EXERCISE AIM | Output every line exactly as written. Leave out pictures.
# # # #
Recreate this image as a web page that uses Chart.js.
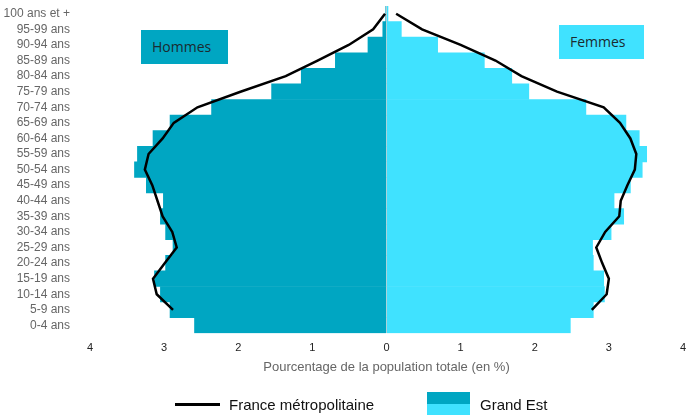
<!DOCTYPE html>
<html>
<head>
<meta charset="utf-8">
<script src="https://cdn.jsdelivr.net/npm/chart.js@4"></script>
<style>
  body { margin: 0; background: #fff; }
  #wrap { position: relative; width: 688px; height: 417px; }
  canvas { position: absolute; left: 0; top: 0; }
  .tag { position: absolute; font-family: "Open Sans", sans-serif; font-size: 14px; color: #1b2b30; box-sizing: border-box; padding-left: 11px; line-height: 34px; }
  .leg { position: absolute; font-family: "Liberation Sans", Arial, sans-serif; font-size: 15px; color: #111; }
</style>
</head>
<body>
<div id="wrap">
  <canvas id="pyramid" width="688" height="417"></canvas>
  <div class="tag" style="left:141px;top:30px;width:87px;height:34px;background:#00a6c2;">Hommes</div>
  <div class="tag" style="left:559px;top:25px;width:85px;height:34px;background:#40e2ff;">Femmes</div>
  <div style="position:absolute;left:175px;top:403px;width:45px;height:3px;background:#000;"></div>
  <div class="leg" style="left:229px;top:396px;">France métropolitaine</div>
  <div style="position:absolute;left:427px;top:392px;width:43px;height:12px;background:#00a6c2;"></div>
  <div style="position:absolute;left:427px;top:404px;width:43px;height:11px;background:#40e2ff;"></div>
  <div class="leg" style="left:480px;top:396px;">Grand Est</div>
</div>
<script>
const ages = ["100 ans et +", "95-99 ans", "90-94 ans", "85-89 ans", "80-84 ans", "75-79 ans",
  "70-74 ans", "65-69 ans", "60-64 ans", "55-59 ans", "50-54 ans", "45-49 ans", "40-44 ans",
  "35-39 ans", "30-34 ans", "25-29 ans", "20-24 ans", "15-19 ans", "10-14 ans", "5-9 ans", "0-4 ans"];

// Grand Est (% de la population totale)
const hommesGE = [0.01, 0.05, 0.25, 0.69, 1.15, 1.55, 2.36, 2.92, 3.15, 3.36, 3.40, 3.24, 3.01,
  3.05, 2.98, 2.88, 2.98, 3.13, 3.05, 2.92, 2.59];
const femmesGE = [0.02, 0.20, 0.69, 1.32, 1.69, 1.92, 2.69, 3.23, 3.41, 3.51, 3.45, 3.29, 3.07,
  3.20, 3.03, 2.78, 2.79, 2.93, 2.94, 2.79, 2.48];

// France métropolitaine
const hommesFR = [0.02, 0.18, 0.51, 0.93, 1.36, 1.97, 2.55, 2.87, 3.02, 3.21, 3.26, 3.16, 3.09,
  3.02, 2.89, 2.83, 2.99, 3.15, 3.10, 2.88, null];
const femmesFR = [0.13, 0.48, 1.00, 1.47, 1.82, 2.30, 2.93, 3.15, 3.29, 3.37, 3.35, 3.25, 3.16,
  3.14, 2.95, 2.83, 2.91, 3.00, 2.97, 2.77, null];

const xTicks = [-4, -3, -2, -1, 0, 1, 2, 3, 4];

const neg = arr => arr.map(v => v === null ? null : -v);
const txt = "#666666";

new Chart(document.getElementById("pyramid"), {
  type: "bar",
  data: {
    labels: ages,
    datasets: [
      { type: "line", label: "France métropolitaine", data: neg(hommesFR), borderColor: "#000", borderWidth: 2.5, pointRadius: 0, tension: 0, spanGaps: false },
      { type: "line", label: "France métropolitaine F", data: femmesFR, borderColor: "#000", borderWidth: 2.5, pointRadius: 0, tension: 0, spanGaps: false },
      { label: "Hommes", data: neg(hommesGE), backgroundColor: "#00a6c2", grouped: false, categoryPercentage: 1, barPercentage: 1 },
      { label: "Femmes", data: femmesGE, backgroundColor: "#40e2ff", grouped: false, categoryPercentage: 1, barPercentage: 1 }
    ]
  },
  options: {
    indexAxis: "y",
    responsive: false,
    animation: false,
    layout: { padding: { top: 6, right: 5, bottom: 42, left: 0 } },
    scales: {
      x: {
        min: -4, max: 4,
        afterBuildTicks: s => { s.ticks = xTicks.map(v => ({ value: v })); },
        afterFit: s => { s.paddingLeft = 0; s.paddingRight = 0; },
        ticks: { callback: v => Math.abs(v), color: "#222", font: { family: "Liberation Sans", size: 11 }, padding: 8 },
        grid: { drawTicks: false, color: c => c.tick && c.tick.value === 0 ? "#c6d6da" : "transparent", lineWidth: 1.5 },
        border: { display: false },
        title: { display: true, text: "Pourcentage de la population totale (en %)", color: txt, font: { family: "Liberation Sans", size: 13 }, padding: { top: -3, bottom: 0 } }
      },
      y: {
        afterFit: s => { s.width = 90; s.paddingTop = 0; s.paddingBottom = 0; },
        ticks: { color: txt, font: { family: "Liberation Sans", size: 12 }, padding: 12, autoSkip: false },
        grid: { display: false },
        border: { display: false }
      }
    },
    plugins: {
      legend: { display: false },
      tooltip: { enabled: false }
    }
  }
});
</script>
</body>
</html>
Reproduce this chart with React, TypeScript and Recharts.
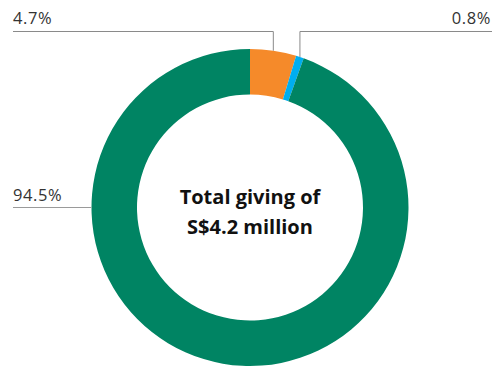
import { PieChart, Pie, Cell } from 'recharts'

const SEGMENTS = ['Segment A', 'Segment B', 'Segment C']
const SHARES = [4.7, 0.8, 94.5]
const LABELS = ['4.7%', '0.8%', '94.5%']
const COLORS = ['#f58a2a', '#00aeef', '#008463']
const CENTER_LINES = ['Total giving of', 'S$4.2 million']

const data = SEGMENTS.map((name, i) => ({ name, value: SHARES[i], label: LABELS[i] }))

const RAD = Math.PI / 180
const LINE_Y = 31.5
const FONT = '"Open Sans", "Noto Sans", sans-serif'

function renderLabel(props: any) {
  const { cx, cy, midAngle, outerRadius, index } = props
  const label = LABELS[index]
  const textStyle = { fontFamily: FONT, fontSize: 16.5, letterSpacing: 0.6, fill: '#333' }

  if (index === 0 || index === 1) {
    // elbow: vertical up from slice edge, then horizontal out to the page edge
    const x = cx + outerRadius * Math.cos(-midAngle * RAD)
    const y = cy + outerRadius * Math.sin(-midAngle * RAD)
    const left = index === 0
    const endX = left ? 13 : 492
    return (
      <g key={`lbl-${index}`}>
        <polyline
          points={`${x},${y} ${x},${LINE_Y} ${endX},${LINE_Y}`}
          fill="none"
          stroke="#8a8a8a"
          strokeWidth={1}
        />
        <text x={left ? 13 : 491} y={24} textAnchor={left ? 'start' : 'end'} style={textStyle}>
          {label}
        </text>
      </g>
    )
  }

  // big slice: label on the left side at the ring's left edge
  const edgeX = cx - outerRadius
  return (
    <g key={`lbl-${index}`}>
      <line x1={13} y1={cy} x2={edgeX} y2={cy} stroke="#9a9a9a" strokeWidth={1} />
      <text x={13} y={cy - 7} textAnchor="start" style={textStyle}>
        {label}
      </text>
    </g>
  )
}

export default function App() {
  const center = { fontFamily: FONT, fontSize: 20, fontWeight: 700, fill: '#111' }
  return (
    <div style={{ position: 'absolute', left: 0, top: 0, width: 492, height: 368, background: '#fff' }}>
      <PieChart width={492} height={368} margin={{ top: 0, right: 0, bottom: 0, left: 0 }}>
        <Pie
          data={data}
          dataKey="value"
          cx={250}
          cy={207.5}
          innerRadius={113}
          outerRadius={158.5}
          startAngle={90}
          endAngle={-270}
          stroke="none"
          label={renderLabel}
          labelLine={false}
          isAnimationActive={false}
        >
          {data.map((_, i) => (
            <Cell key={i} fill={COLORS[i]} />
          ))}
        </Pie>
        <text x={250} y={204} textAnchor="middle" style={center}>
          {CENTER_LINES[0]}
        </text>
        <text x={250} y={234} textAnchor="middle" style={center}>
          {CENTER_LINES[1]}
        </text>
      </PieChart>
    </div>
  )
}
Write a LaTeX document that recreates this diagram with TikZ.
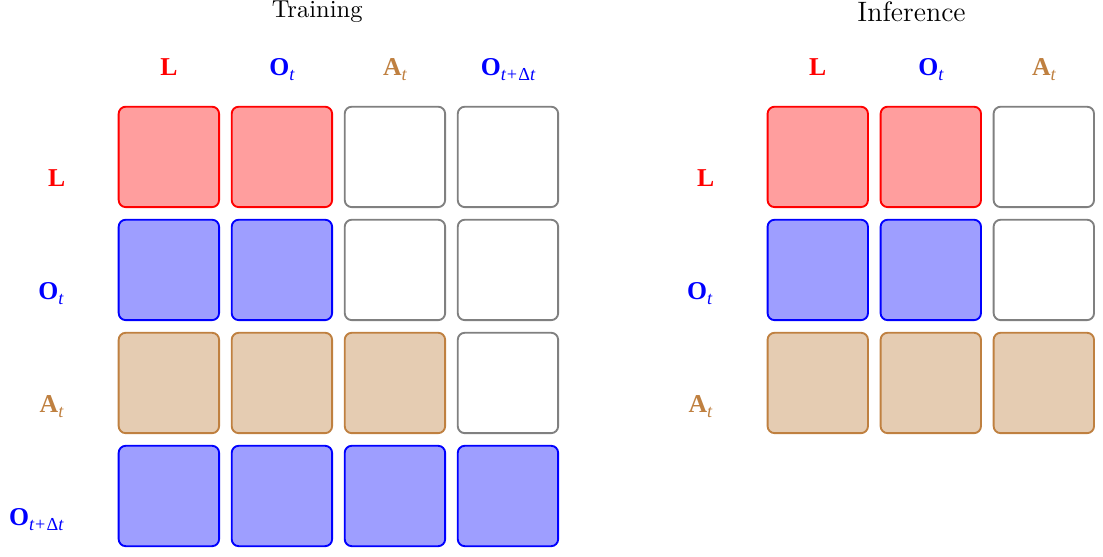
# # # #
REPLY |
Recreate this image as a web page that uses Chart.js.
<!DOCTYPE html>
<html>
<head>
<meta charset="utf-8">
<script src="https://cdn.jsdelivr.net/npm/chart.js@4"></script>
<style>
  body { margin: 0; background: #fff; }
  #wrap { position: relative; width: 688px; height: 417px; }
  canvas { position: absolute; left: 0; top: 0; }
  .tag { position: absolute; font-family: "Open Sans", sans-serif; font-size: 14px; color: #1b2b30; box-sizing: border-box; padding-left: 11px; line-height: 34px; }
  .leg { position: absolute; font-family: "Liberation Sans", Arial, sans-serif; font-size: 15px; color: #111; }
</style>
</head>
<body>
<div id="wrap">
  <canvas id="pyramid" width="688" height="417"></canvas>
  <div class="tag" style="left:141px;top:30px;width:87px;height:34px;background:#00a6c2;">Hommes</div>
  <div class="tag" style="left:559px;top:25px;width:85px;height:34px;background:#40e2ff;">Femmes</div>
  <div style="position:absolute;left:175px;top:403px;width:45px;height:3px;background:#000;"></div>
  <div class="leg" style="left:229px;top:396px;">France métropolitaine</div>
  <div style="position:absolute;left:427px;top:392px;width:43px;height:12px;background:#00a6c2;"></div>
  <div style="position:absolute;left:427px;top:404px;width:43px;height:11px;background:#40e2ff;"></div>
  <div class="leg" style="left:480px;top:396px;">Grand Est</div>
</div>
<script>
const ages = ["100 ans et +", "95-99 ans", "90-94 ans", "85-89 ans", "80-84 ans", "75-79 ans",
  "70-74 ans", "65-69 ans", "60-64 ans", "55-59 ans", "50-54 ans", "45-49 ans", "40-44 ans",
  "35-39 ans", "30-34 ans", "25-29 ans", "20-24 ans", "15-19 ans", "10-14 ans", "5-9 ans", "0-4 ans"];

// Grand Est (% de la population totale)
const hommesGE = [0.01, 0.05, 0.25, 0.69, 1.15, 1.55, 2.36, 2.92, 3.15, 3.36, 3.40, 3.24, 3.01,
  3.05, 2.98, 2.88, 2.98, 3.13, 3.05, 2.92, 2.59];
const femmesGE = [0.02, 0.20, 0.69, 1.32, 1.69, 1.92, 2.69, 3.23, 3.41, 3.51, 3.45, 3.29, 3.07,
  3.20, 3.03, 2.78, 2.79, 2.93, 2.94, 2.79, 2.48];

// France métropolitaine
const hommesFR = [0.02, 0.18, 0.51, 0.93, 1.36, 1.97, 2.55, 2.87, 3.02, 3.21, 3.26, 3.16, 3.09,
  3.02, 2.89, 2.83, 2.99, 3.15, 3.10, 2.88, null];
const femmesFR = [0.13, 0.48, 1.00, 1.47, 1.82, 2.30, 2.93, 3.15, 3.29, 3.37, 3.35, 3.25, 3.16,
  3.14, 2.95, 2.83, 2.91, 3.00, 2.97, 2.77, null];

const xTicks = [-4, -3, -2, -1, 0, 1, 2, 3, 4];

const neg = arr => arr.map(v => v === null ? null : -v);
const txt = "#666666";

new Chart(document.getElementById("pyramid"), {
  type: "bar",
  data: {
    labels: ages,
    datasets: [
      { type: "line", label: "France métropolitaine", data: neg(hommesFR), borderColor: "#000", borderWidth: 2.5, pointRadius: 0, tension: 0, spanGaps: false },
      { type: "line", label: "France métropolitaine F", data: femmesFR, borderColor: "#000", borderWidth: 2.5, pointRadius: 0, tension: 0, spanGaps: false },
      { label: "Hommes", data: neg(hommesGE), backgroundColor: "#00a6c2", grouped: false, categoryPercentage: 1, barPercentage: 1 },
      { label: "Femmes", data: femmesGE, backgroundColor: "#40e2ff", grouped: false, categoryPercentage: 1, barPercentage: 1 }
    ]
  },
  options: {
    indexAxis: "y",
    responsive: false,
    animation: false,
    layout: { padding: { top: 6, right: 5, bottom: 42, left: 0 } },
    scales: {
      x: {
        min: -4, max: 4,
        afterBuildTicks: s => { s.ticks = xTicks.map(v => ({ value: v })); },
        afterFit: s => { s.paddingLeft = 0; s.paddingRight = 0; },
        ticks: { callback: v => Math.abs(v), color: "#222", font: { family: "Liberation Sans", size: 11 }, padding: 8 },
        grid: { drawTicks: false, color: c => c.tick && c.tick.value === 0 ? "#c6d6da" : "transparent", lineWidth: 1.5 },
        border: { display: false },
        title: { display: true, text: "Pourcentage de la population totale (en %)", color: txt, font: { family: "Liberation Sans", size: 13 }, padding: { top: -3, bottom: 0 } }
      },
      y: {
        afterFit: s => { s.width = 90; s.paddingTop = 0; s.paddingBottom = 0; },
        ticks: { color: txt, font: { family: "Liberation Sans", size: 12 }, padding: 12, autoSkip: false },
        grid: { display: false },
        border: { display: false }
      }
    },
    plugins: {
      legend: { display: false },
      tooltip: { enabled: false }
    }
  }
});
</script>
</body>
</html>
Reproduce this chart with React, TypeScript and Recharts.
import { PieChart, Pie, Cell } from 'recharts'

const SEGMENTS = ['Segment A', 'Segment B', 'Segment C']
const SHARES = [4.7, 0.8, 94.5]
const LABELS = ['4.7%', '0.8%', '94.5%']
const COLORS = ['#f58a2a', '#00aeef', '#008463']
const CENTER_LINES = ['Total giving of', 'S$4.2 million']

const data = SEGMENTS.map((name, i) => ({ name, value: SHARES[i], label: LABELS[i] }))

const RAD = Math.PI / 180
const LINE_Y = 31.5
const FONT = '"Open Sans", "Noto Sans", sans-serif'

function renderLabel(props: any) {
  const { cx, cy, midAngle, outerRadius, index } = props
  const label = LABELS[index]
  const textStyle = { fontFamily: FONT, fontSize: 16.5, letterSpacing: 0.6, fill: '#333' }

  if (index === 0 || index === 1) {
    // elbow: vertical up from slice edge, then horizontal out to the page edge
    const x = cx + outerRadius * Math.cos(-midAngle * RAD)
    const y = cy + outerRadius * Math.sin(-midAngle * RAD)
    const left = index === 0
    const endX = left ? 13 : 492
    return (
      <g key={`lbl-${index}`}>
        <polyline
          points={`${x},${y} ${x},${LINE_Y} ${endX},${LINE_Y}`}
          fill="none"
          stroke="#8a8a8a"
          strokeWidth={1}
        />
        <text x={left ? 13 : 491} y={24} textAnchor={left ? 'start' : 'end'} style={textStyle}>
          {label}
        </text>
      </g>
    )
  }

  // big slice: label on the left side at the ring's left edge
  const edgeX = cx - outerRadius
  return (
    <g key={`lbl-${index}`}>
      <line x1={13} y1={cy} x2={edgeX} y2={cy} stroke="#9a9a9a" strokeWidth={1} />
      <text x={13} y={cy - 7} textAnchor="start" style={textStyle}>
        {label}
      </text>
    </g>
  )
}

export default function App() {
  const center = { fontFamily: FONT, fontSize: 20, fontWeight: 700, fill: '#111' }
  return (
    <div style={{ position: 'absolute', left: 0, top: 0, width: 492, height: 368, background: '#fff' }}>
      <PieChart width={492} height={368} margin={{ top: 0, right: 0, bottom: 0, left: 0 }}>
        <Pie
          data={data}
          dataKey="value"
          cx={250}
          cy={207.5}
          innerRadius={113}
          outerRadius={158.5}
          startAngle={90}
          endAngle={-270}
          stroke="none"
          label={renderLabel}
          labelLine={false}
          isAnimationActive={false}
        >
          {data.map((_, i) => (
            <Cell key={i} fill={COLORS[i]} />
          ))}
        </Pie>
        <text x={250} y={204} textAnchor="middle" style={center}>
          {CENTER_LINES[0]}
        </text>
        <text x={250} y={234} textAnchor="middle" style={center}>
          {CENTER_LINES[1]}
        </text>
      </PieChart>
    </div>
  )
}
Write a LaTeX document that recreates this diagram with TikZ.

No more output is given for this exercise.